(INPUT):
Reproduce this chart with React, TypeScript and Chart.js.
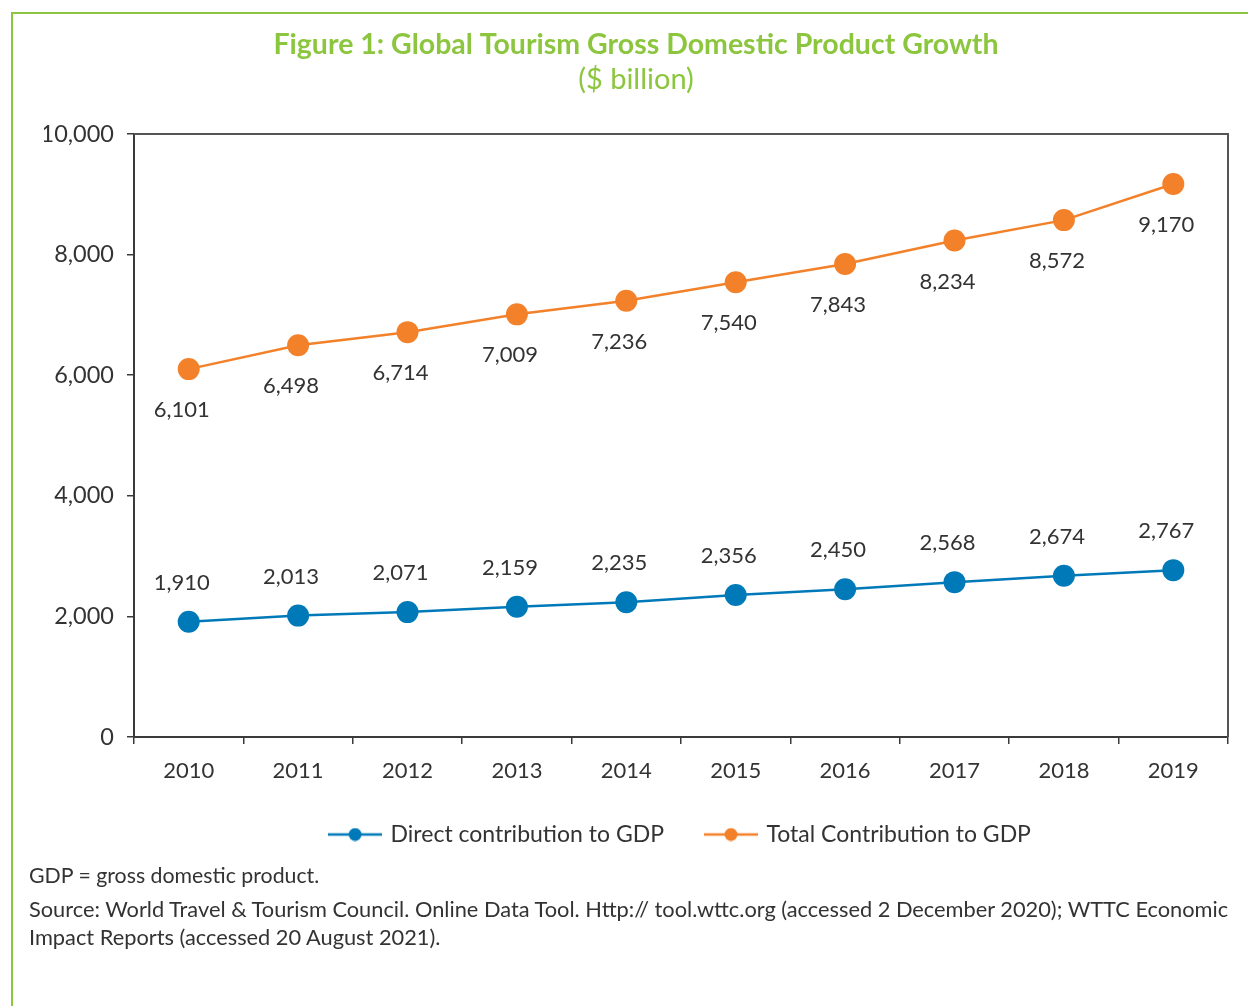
import React, { useEffect, useRef } from "react";
import { Chart, registerables } from "chart.js";

Chart.register(...registerables);

const years = ["2010", "2011", "2012", "2013", "2014", "2015", "2016", "2017", "2018", "2019"];
const directContribution = [1910, 2013, 2071, 2159, 2235, 2356, 2450, 2568, 2674, 2767];
const totalContribution = [6101, 6498, 6714, 7009, 7236, 7540, 7843, 8234, 8572, 9170];
const yTickValues = [0, 2000, 4000, 6000, 8000, 10000];
const seriesNames = ["Direct contribution to GDP", "Total Contribution to GDP"];

const FONT = "Lato, 'Open Sans', sans-serif";
const TEXT = "#333333";
const GREEN = "#8CC63F";
const BLUE = "#0079B8";
const ORANGE = "#F3812A";
const AXIS = "#3a3a3a";

function legendIcon(color: string): HTMLCanvasElement {
  const c = document.createElement("canvas");
  c.width = 54;
  c.height = 14;
  const g = c.getContext("2d")!;
  g.strokeStyle = color;
  g.lineWidth = 2.5;
  g.beginPath();
  g.moveTo(0, 7);
  g.lineTo(54, 7);
  g.stroke();
  g.fillStyle = color;
  g.beginPath();
  g.arc(27, 7, 6.5, 0, Math.PI * 2);
  g.fill();
  return c;
}

const valueLabels = {
  id: "valueLabels",
  afterDatasetsDraw(chart: any) {
    const ctx = chart.ctx;
    ctx.save();
    ctx.font = `22px ${FONT}`;
    ctx.fillStyle = TEXT;
    ctx.textAlign = "center";
    ctx.textBaseline = "middle";
    chart.data.datasets.forEach((ds: any, i: number) => {
      const meta = chart.getDatasetMeta(i);
      const above = i === 0;
      meta.data.forEach((pt: any, j: number) => {
        const v = ds.data[j] as number;
        ctx.fillText(v.toLocaleString("en-US"), pt.x - 7, pt.y + (above ? -39 : 41));
      });
    });
    ctx.restore();
  },
};

const plotFrame = {
  id: "plotFrame",
  beforeDatasetsDraw(chart: any) {
    const { ctx, chartArea } = chart;
    ctx.save();
    ctx.strokeStyle = "#555555";
    ctx.lineWidth = 2;
    ctx.beginPath();
    ctx.moveTo(chartArea.left, chartArea.top);
    ctx.lineTo(chartArea.right, chartArea.top);
    ctx.lineTo(chartArea.right, chartArea.bottom);
    ctx.stroke();
    ctx.restore();
  },
};

export default function App() {
  const ref = useRef<HTMLCanvasElement | null>(null);

  useEffect(() => {
    if (!ref.current) return;
    const icons = [legendIcon(BLUE), legendIcon(ORANGE)];
    const chart = new Chart(ref.current, {
      type: "line",
      data: {
        labels: years,
        datasets: [
          {
            label: seriesNames[0],
            data: directContribution,
            borderColor: BLUE,
            backgroundColor: BLUE,
            borderWidth: 2.5,
            pointRadius: 11,
            pointHoverRadius: 11,
            pointBorderWidth: 0,
            tension: 0,
          },
          {
            label: seriesNames[1],
            data: totalContribution,
            borderColor: ORANGE,
            backgroundColor: ORANGE,
            borderWidth: 2.5,
            pointRadius: 11,
            pointHoverRadius: 11,
            pointBorderWidth: 0,
            tension: 0,
          },
        ],
      },
      options: {
        animation: false,
        responsive: false,
        maintainAspectRatio: false,
        layout: { padding: { top: 0, left: 44, right: 20, bottom: 150 } },
        plugins: {
          title: {
            display: true,
            text: "Figure 1: Global Tourism Gross Domestic Product Growth",
            color: GREEN,
            font: { family: FONT, size: 28.5, weight: "bold" },
            padding: { top: 28, bottom: 0 },
          },
          subtitle: {
            display: true,
            text: "($ billion)",
            color: GREEN,
            font: { family: FONT, size: 29, weight: "normal" },
            padding: { top: 0, bottom: 37 },
          },
          legend: {
            position: "bottom",
            fullSize: false,
            labels: {
              usePointStyle: true,
              pointStyleWidth: 48,
              padding: 43,
              color: TEXT,
              font: { family: FONT, size: 23 },
              generateLabels: (chart: any) => {
                const items = Chart.defaults.plugins.legend.labels.generateLabels(chart);
                return items.map((it: any, i: number) => ({ ...it, pointStyle: icons[i] }));
              },
            },
          },
          tooltip: { enabled: false },
        },
        scales: {
          x: {
            type: "category",
            offset: true,
            grid: {
              offset: true,
              drawOnChartArea: false,
              drawTicks: true,
              tickLength: 7,
              color: AXIS,
              lineWidth: 1.5,
            },
            border: { display: true, color: AXIS, width: 2 },
            ticks: { color: TEXT, font: { family: FONT, size: 22 }, padding: 14, maxRotation: 0 },
            afterFit: (s: any) => {
              s.height = 43;
            },
          },
          y: {
            min: 0,
            max: 10000,
            afterBuildTicks: (s: any) => {
              s.ticks = yTickValues.map((v) => ({ value: v }));
            },
            grid: {
              drawOnChartArea: false,
              drawTicks: true,
              tickLength: 7,
              color: AXIS,
              lineWidth: 1.5,
            },
            border: { display: true, color: AXIS, width: 2 },
            ticks: {
              color: TEXT,
              font: { family: FONT, size: 23.5 },
              padding: 13,
              callback: (v: any) => Number(v).toLocaleString("en-US"),
            },
            afterFit: (s: any) => {
              s.width = 90;
            },
          },
        },
      },
      plugins: [valueLabels, plotFrame],
    });
    return () => chart.destroy();
  }, []);

  return (
    <div style={{ position: "absolute", left: 0, top: 0, width: 1248, height: 1006, overflow: "hidden", background: "#ffffff" }}>
      <div
        style={{
          position: "absolute",
          left: 11,
          top: 12,
          width: 1248,
          height: 1006,
          borderTop: `2px solid ${GREEN}`,
          borderLeft: `2px solid ${GREEN}`,
        }}
      />
      <canvas ref={ref} width={1248} height={1006} style={{ position: "absolute", left: 0, top: 0, width: 1248, height: 1006 }} />
      <div
        style={{
          position: "absolute",
          left: 29,
          top: 861,
          width: 1215,
          fontFamily: FONT,
          color: TEXT,
          lineHeight: "28px",
          whiteSpace: "nowrap",
        }}
      >
        <div style={{ marginBottom: 6, fontSize: 21.3 }}>GDP = gross domestic product.</div>
        <div style={{ fontSize: 21.8 }}>
          Source: World Travel &amp; Tourism Council. Online Data Tool. Http:// tool.wttc.org (accessed 2 December 2020); WTTC Economic
          <br />
          Impact Reports (accessed 20 August 2021).
        </div>
      </div>
    </div>
  );
}
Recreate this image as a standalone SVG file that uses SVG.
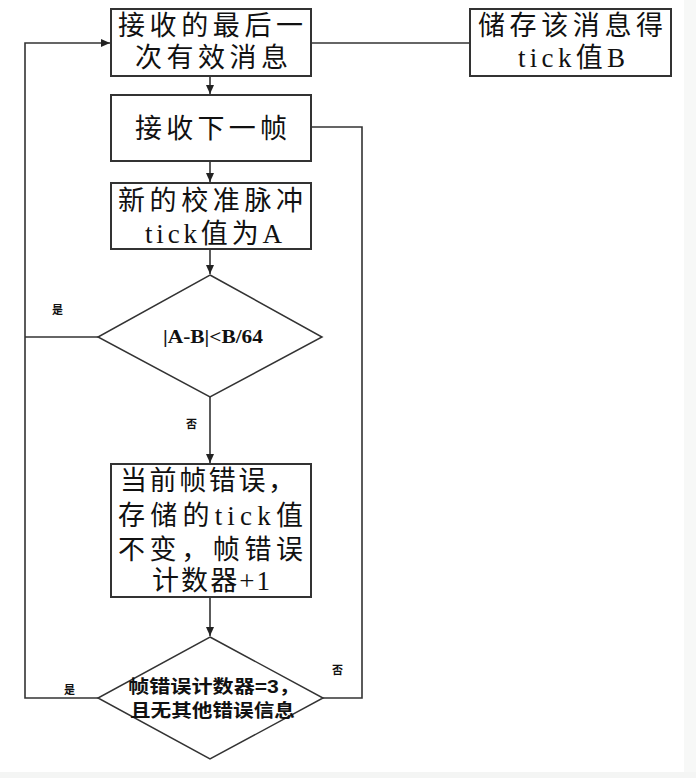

(WHAT YOU NEED TO DO): Return the listing above word for word, with the pictures removed.

(TASK ANSWER):
Reproduce this chart with React, TypeScript and Chart.js.
import React, { useEffect, useRef } from "react";
import { Chart, registerables } from "chart.js";

Chart.register(...registerables);

const years = ["2010", "2011", "2012", "2013", "2014", "2015", "2016", "2017", "2018", "2019"];
const directContribution = [1910, 2013, 2071, 2159, 2235, 2356, 2450, 2568, 2674, 2767];
const totalContribution = [6101, 6498, 6714, 7009, 7236, 7540, 7843, 8234, 8572, 9170];
const yTickValues = [0, 2000, 4000, 6000, 8000, 10000];
const seriesNames = ["Direct contribution to GDP", "Total Contribution to GDP"];

const FONT = "Lato, 'Open Sans', sans-serif";
const TEXT = "#333333";
const GREEN = "#8CC63F";
const BLUE = "#0079B8";
const ORANGE = "#F3812A";
const AXIS = "#3a3a3a";

function legendIcon(color: string): HTMLCanvasElement {
  const c = document.createElement("canvas");
  c.width = 54;
  c.height = 14;
  const g = c.getContext("2d")!;
  g.strokeStyle = color;
  g.lineWidth = 2.5;
  g.beginPath();
  g.moveTo(0, 7);
  g.lineTo(54, 7);
  g.stroke();
  g.fillStyle = color;
  g.beginPath();
  g.arc(27, 7, 6.5, 0, Math.PI * 2);
  g.fill();
  return c;
}

const valueLabels = {
  id: "valueLabels",
  afterDatasetsDraw(chart: any) {
    const ctx = chart.ctx;
    ctx.save();
    ctx.font = `22px ${FONT}`;
    ctx.fillStyle = TEXT;
    ctx.textAlign = "center";
    ctx.textBaseline = "middle";
    chart.data.datasets.forEach((ds: any, i: number) => {
      const meta = chart.getDatasetMeta(i);
      const above = i === 0;
      meta.data.forEach((pt: any, j: number) => {
        const v = ds.data[j] as number;
        ctx.fillText(v.toLocaleString("en-US"), pt.x - 7, pt.y + (above ? -39 : 41));
      });
    });
    ctx.restore();
  },
};

const plotFrame = {
  id: "plotFrame",
  beforeDatasetsDraw(chart: any) {
    const { ctx, chartArea } = chart;
    ctx.save();
    ctx.strokeStyle = "#555555";
    ctx.lineWidth = 2;
    ctx.beginPath();
    ctx.moveTo(chartArea.left, chartArea.top);
    ctx.lineTo(chartArea.right, chartArea.top);
    ctx.lineTo(chartArea.right, chartArea.bottom);
    ctx.stroke();
    ctx.restore();
  },
};

export default function App() {
  const ref = useRef<HTMLCanvasElement | null>(null);

  useEffect(() => {
    if (!ref.current) return;
    const icons = [legendIcon(BLUE), legendIcon(ORANGE)];
    const chart = new Chart(ref.current, {
      type: "line",
      data: {
        labels: years,
        datasets: [
          {
            label: seriesNames[0],
            data: directContribution,
            borderColor: BLUE,
            backgroundColor: BLUE,
            borderWidth: 2.5,
            pointRadius: 11,
            pointHoverRadius: 11,
            pointBorderWidth: 0,
            tension: 0,
          },
          {
            label: seriesNames[1],
            data: totalContribution,
            borderColor: ORANGE,
            backgroundColor: ORANGE,
            borderWidth: 2.5,
            pointRadius: 11,
            pointHoverRadius: 11,
            pointBorderWidth: 0,
            tension: 0,
          },
        ],
      },
      options: {
        animation: false,
        responsive: false,
        maintainAspectRatio: false,
        layout: { padding: { top: 0, left: 44, right: 20, bottom: 150 } },
        plugins: {
          title: {
            display: true,
            text: "Figure 1: Global Tourism Gross Domestic Product Growth",
            color: GREEN,
            font: { family: FONT, size: 28.5, weight: "bold" },
            padding: { top: 28, bottom: 0 },
          },
          subtitle: {
            display: true,
            text: "($ billion)",
            color: GREEN,
            font: { family: FONT, size: 29, weight: "normal" },
            padding: { top: 0, bottom: 37 },
          },
          legend: {
            position: "bottom",
            fullSize: false,
            labels: {
              usePointStyle: true,
              pointStyleWidth: 48,
              padding: 43,
              color: TEXT,
              font: { family: FONT, size: 23 },
              generateLabels: (chart: any) => {
                const items = Chart.defaults.plugins.legend.labels.generateLabels(chart);
                return items.map((it: any, i: number) => ({ ...it, pointStyle: icons[i] }));
              },
            },
          },
          tooltip: { enabled: false },
        },
        scales: {
          x: {
            type: "category",
            offset: true,
            grid: {
              offset: true,
              drawOnChartArea: false,
              drawTicks: true,
              tickLength: 7,
              color: AXIS,
              lineWidth: 1.5,
            },
            border: { display: true, color: AXIS, width: 2 },
            ticks: { color: TEXT, font: { family: FONT, size: 22 }, padding: 14, maxRotation: 0 },
            afterFit: (s: any) => {
              s.height = 43;
            },
          },
          y: {
            min: 0,
            max: 10000,
            afterBuildTicks: (s: any) => {
              s.ticks = yTickValues.map((v) => ({ value: v }));
            },
            grid: {
              drawOnChartArea: false,
              drawTicks: true,
              tickLength: 7,
              color: AXIS,
              lineWidth: 1.5,
            },
            border: { display: true, color: AXIS, width: 2 },
            ticks: {
              color: TEXT,
              font: { family: FONT, size: 23.5 },
              padding: 13,
              callback: (v: any) => Number(v).toLocaleString("en-US"),
            },
            afterFit: (s: any) => {
              s.width = 90;
            },
          },
        },
      },
      plugins: [valueLabels, plotFrame],
    });
    return () => chart.destroy();
  }, []);

  return (
    <div style={{ position: "absolute", left: 0, top: 0, width: 1248, height: 1006, overflow: "hidden", background: "#ffffff" }}>
      <div
        style={{
          position: "absolute",
          left: 11,
          top: 12,
          width: 1248,
          height: 1006,
          borderTop: `2px solid ${GREEN}`,
          borderLeft: `2px solid ${GREEN}`,
        }}
      />
      <canvas ref={ref} width={1248} height={1006} style={{ position: "absolute", left: 0, top: 0, width: 1248, height: 1006 }} />
      <div
        style={{
          position: "absolute",
          left: 29,
          top: 861,
          width: 1215,
          fontFamily: FONT,
          color: TEXT,
          lineHeight: "28px",
          whiteSpace: "nowrap",
        }}
      >
        <div style={{ marginBottom: 6, fontSize: 21.3 }}>GDP = gross domestic product.</div>
        <div style={{ fontSize: 21.8 }}>
          Source: World Travel &amp; Tourism Council. Online Data Tool. Http:// tool.wttc.org (accessed 2 December 2020); WTTC Economic
          <br />
          Impact Reports (accessed 20 August 2021).
        </div>
      </div>
    </div>
  );
}
Recreate this image as a standalone SVG file that uses SVG.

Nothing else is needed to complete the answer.